Challenger fund nears end with network sale

Challenger Infrastructure Fund, owned by Australian investment group Challenger, will seek to be wound up following an agreement to sell its last remaining asset – a stake in UK utility network and infrastructure firm Inexus – to Brookfield Infrastructure Partners.

Australian listed fund Challenger Infrastructure Fund (CIF) has entered a binding sale and purchase agreement for the sale of its interests in the UK’s Inexus Group (Inexus) to Canadian fund manager Brookfield Infrastructure Partners – a deal potentially worth £35.6 million (€44.4 million; $55.4 million).

The deal comprises an initial £10 million payment when the sale completes, which is subject to CIF unit holder approval and is expected to happen in September; plus a deferred payment of £25.6 million subject to Inexus successfully refinancing its debt facilities and receiving regulatory antitrust approvals in the UK and Jersey. An outcome with regard to this contingent payment is expected by the end of the year.

In a press release issued by CIF, it was announced that – at the same meeting where unit holder approval will be sought for approval of the Inexus sale – approval will also be sought for CIF to be wound up. This follows a strategic review of the fund, initiated by Challenger Management Services and Rothschild in August 2011, which had involved a global search for investors in CIF and its assets.

“The sale of Inexus represents the effective completion of the strategic review and follows a rigorous process that has been ongoing for almost a year,” said CIF chief executive Emil Pahljina in the press release. “On receipt of unit holder approval and settlement of the sale of both assets [including the sale of tank storage operator LBC to Dutch pensions APG and PGGM, which was agreed earlier this month], the board will initiate the wind up of CIF and the distribution of its cash to unit holders.”

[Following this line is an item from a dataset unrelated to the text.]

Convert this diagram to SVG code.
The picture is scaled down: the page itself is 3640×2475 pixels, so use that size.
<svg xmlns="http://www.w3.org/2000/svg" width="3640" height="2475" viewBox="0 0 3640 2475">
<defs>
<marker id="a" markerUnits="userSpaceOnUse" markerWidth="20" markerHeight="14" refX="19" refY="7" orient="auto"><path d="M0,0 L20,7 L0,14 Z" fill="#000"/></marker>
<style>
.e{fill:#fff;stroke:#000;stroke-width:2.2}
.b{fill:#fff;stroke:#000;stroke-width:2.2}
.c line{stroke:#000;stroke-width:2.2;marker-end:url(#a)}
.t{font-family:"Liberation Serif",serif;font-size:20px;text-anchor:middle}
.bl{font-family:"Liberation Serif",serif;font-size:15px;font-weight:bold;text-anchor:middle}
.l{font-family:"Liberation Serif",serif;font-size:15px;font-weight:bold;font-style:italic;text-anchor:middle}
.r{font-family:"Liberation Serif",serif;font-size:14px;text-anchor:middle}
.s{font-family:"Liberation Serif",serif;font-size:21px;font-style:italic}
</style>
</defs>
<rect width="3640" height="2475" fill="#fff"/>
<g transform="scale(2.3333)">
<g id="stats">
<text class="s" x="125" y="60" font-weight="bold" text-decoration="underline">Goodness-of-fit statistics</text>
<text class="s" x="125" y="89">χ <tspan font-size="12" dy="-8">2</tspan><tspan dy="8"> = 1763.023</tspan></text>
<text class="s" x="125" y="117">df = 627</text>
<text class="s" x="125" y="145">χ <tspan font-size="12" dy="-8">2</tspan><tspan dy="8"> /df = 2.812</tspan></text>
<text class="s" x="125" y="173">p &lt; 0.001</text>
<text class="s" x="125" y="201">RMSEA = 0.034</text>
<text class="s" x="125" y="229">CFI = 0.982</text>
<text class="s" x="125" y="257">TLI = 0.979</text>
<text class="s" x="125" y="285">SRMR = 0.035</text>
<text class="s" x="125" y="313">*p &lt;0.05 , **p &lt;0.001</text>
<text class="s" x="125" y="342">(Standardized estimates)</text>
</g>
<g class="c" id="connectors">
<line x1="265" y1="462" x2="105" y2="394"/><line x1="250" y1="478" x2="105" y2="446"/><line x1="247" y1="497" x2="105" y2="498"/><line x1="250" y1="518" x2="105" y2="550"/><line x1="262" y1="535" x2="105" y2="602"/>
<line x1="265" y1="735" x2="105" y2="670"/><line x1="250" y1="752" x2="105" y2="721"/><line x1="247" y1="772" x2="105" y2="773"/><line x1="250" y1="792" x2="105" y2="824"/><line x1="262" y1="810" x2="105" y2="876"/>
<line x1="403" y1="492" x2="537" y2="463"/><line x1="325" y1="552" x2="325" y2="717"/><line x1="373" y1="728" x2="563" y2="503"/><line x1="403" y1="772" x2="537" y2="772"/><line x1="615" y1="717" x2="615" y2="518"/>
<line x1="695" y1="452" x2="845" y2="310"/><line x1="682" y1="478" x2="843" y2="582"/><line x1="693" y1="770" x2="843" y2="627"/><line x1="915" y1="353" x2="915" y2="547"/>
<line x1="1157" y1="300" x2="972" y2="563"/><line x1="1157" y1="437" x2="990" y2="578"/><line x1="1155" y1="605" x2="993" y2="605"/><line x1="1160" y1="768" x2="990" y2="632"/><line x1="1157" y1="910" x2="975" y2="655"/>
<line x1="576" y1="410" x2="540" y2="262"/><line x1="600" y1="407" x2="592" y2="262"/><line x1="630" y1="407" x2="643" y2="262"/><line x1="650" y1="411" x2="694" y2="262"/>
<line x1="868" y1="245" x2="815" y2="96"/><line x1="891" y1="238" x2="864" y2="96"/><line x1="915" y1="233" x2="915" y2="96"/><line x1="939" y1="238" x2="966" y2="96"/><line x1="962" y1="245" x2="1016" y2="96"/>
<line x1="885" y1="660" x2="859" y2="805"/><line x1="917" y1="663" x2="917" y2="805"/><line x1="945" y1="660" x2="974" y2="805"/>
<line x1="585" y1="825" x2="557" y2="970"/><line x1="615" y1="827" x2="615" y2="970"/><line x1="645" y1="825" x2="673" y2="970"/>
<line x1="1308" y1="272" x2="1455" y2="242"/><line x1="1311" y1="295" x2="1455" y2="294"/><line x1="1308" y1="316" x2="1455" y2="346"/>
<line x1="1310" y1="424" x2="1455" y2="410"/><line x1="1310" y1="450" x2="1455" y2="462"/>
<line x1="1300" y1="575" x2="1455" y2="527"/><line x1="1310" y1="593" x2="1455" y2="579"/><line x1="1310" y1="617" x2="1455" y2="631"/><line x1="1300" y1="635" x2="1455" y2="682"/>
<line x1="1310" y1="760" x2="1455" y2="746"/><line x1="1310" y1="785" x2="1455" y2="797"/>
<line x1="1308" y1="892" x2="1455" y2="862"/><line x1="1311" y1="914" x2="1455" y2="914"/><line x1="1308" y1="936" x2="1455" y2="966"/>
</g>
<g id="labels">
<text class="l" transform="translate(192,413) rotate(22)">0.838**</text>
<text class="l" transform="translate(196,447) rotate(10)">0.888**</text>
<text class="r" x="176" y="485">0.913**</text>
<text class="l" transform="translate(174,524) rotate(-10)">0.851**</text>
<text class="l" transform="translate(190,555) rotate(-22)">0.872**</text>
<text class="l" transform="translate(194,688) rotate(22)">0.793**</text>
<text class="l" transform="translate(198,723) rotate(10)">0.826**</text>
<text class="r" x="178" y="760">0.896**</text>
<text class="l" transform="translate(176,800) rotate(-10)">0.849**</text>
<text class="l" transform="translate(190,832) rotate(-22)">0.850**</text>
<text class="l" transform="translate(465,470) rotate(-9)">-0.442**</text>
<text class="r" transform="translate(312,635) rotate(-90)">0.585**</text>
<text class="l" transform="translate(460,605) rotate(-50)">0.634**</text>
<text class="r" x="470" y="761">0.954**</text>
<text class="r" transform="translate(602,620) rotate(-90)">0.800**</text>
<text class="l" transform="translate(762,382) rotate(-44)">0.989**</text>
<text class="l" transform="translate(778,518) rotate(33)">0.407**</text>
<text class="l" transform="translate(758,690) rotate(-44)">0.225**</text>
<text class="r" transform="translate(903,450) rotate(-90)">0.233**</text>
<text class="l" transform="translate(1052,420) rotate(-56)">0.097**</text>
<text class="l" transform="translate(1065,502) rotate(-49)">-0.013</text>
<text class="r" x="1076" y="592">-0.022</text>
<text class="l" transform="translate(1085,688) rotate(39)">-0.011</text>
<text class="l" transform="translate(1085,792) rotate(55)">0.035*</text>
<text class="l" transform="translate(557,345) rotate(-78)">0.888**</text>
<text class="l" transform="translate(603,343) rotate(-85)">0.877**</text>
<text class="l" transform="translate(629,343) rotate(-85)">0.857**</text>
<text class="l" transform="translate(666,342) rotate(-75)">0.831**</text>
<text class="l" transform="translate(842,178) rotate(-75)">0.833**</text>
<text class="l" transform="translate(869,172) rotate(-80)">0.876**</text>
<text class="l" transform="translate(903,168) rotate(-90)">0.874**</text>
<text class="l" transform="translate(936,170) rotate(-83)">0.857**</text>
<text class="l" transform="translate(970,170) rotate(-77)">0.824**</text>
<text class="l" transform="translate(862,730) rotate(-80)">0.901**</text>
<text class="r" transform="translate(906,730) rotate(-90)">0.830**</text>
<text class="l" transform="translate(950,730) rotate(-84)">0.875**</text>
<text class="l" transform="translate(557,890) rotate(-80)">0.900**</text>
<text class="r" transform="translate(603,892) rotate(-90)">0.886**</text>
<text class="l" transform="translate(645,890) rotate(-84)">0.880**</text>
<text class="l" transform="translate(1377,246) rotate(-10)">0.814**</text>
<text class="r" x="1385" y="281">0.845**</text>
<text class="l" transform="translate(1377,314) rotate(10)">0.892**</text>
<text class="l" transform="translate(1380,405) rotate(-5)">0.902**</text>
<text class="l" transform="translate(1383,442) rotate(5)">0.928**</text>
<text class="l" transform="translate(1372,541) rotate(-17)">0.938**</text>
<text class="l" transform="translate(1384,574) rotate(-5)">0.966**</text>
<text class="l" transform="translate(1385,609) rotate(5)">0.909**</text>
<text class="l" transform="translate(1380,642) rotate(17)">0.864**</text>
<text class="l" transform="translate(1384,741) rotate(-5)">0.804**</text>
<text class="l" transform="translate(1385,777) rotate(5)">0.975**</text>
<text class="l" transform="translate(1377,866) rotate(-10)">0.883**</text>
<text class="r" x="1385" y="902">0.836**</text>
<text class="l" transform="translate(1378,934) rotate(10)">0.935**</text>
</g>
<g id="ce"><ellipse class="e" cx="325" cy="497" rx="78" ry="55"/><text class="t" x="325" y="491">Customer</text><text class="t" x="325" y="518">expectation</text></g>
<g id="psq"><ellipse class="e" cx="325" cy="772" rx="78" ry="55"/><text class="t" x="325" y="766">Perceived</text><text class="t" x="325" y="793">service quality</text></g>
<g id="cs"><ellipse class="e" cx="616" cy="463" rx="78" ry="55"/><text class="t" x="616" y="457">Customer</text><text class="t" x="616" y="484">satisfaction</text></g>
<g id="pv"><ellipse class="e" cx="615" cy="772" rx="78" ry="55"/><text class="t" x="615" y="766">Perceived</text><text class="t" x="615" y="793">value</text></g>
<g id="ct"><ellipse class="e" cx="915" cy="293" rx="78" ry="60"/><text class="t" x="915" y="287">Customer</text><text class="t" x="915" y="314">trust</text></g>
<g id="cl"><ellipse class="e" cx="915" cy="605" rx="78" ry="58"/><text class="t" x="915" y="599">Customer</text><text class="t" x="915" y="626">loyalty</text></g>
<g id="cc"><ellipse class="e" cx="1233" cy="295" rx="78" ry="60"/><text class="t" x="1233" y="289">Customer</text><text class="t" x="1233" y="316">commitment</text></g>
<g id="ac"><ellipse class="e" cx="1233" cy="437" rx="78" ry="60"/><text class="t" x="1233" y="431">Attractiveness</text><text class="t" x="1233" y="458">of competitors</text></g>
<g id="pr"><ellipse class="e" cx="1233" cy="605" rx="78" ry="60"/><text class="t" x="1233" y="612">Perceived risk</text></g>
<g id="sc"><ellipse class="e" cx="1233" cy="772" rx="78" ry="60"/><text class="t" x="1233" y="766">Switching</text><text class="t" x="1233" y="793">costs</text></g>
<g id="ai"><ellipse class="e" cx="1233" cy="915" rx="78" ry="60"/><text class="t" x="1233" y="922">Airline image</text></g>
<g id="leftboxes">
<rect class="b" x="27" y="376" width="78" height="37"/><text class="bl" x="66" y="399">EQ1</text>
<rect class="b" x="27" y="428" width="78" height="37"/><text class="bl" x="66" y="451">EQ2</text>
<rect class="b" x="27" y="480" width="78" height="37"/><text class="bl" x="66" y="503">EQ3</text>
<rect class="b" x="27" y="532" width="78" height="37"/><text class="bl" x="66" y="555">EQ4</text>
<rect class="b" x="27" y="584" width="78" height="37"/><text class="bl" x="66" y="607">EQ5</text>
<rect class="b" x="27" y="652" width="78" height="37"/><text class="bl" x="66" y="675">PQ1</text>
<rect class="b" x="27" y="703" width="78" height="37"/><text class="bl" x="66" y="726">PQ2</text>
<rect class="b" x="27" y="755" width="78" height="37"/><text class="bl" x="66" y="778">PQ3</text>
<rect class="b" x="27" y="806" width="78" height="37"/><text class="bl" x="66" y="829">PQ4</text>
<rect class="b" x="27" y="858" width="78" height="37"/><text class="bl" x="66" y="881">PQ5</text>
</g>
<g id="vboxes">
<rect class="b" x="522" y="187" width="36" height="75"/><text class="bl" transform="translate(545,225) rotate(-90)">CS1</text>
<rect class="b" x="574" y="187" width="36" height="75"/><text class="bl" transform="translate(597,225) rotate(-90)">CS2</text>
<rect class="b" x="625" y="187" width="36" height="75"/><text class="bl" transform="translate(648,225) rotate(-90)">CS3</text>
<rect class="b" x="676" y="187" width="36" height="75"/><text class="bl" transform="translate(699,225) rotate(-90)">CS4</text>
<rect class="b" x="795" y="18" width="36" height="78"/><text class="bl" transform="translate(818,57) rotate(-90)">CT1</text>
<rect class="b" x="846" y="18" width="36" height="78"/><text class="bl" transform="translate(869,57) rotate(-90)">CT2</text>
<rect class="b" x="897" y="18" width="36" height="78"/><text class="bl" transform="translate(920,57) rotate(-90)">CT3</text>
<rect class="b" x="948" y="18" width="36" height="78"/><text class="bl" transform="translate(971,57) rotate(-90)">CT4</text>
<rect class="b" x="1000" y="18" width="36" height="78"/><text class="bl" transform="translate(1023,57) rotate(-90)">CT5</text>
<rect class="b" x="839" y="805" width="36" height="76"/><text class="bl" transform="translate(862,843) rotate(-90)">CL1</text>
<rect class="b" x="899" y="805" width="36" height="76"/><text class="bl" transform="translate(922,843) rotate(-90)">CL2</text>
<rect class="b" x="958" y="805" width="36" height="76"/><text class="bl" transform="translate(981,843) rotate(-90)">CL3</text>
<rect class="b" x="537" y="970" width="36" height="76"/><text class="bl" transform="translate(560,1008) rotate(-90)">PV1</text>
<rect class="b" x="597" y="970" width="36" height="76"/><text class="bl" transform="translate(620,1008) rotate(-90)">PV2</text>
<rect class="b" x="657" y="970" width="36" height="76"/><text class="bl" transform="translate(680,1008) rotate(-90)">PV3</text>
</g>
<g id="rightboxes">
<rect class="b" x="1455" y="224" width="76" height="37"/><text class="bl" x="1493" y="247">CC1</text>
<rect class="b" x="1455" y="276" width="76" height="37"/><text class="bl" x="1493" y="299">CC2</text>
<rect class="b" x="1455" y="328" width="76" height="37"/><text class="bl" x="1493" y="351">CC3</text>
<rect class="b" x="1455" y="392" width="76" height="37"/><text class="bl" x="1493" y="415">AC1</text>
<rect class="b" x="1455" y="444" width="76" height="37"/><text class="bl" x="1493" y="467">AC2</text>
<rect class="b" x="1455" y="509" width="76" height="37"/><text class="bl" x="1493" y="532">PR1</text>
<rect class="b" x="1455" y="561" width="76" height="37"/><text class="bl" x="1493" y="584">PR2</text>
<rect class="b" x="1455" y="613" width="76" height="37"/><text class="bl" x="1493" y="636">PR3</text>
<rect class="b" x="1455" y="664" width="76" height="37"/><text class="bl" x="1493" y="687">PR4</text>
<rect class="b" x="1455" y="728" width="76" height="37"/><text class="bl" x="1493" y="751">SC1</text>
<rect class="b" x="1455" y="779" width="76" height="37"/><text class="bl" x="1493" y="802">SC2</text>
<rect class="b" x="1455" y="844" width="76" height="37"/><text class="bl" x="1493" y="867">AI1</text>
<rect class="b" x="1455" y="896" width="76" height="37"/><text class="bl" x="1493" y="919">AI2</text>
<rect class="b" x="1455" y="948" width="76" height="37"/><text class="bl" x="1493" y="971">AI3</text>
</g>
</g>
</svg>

Pahljina said the board expected to make an initial distribution of A$1.28 per unit in September in addition to a recently announced A$0.05 per unit distribution to be paid on 31 August. The balance of CIF’s cash, including the net proceeds of any contingent payment for Inexus, “will be distributed to unit holders on the wind up of CIF”.

Inexus, which is based in Cardiff, Wales, is involved in the design, construction, ownership, operation and maintenance of utility networks and their associated infrastructure in the UK mainland. The firm, which focuses primarily on the new build market, has obtained around 500,000 utility connections since 1993.